Basically, I want to live in a world where:

   - I can see all of the stats currently exposed on the Web UI,
   - as well as others that aren't there yet,
      - number of records assigned to each task,
      - number of records completed by each task in realtime,
      - gc stats in realtime,
      - # of spill events,
      - size of spill events,
   - and all kinds of derivates of the above,
      - latencies/histograms for everything
         - records per second per task,
         - records per second per executor,
         - top N slowest/worst of any metric,
         - avg spill size,
         - etc.
      - over time,
   - at scale <https://issues.apache.org/jira/browse/SPARK-2017>


Are we going to get to this world by improving the web UI that ships with
Spark? I am pessimistic of that approach:

   - It may be impossible to do in a way that satisfies all stakeholders'
   aesthetic sensibilities and preferences for what stats/views are important.
   - It would be a monumental undertaking relative to the amount of
   attention that seems to have been directed at improving the web UI in the
   last few quarters.

OTOH, if the space of derivative stats and slices thereof that we want to
support is as complex as the outline I gave above suggests it might be,
then Graphite (or some equivalent) could be well suited to the task.
However, this is at odds with the relative obscurity that the MetricsSystem
seems to reside in and my impression that it is not something that core
developers think about or are focused on.
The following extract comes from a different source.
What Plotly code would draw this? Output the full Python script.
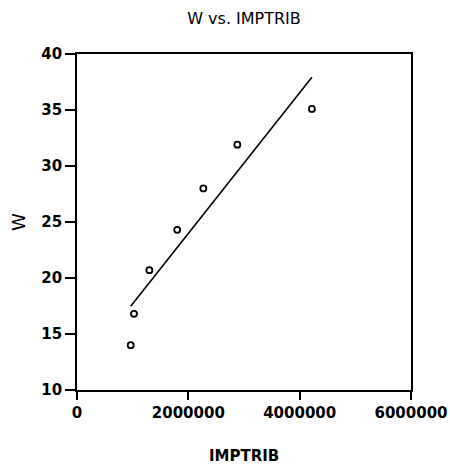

Finally, while the existence of SPARK-3644 (and Josh et al's great work on
it thus far) implies that the REST API / "let 1000 [web UIs] bloom" vision
is at least nominally being pursued, it seems like it's still a long way
from fostering a world where my dream use-cases above are realized, and
it's not clear from the outside whether fulfilling that vision is a
priority.

So I'm interested to hear peoples' thoughts on the above questions and what
the plan is / should be going forward. Having learned a lot about how Spark
works, the process of figuring out "Why My Spark Jobs Are Failing" still
feels daunting (at best) using the tools I've come across; we need to do a
better job of empowering people to figure these things out.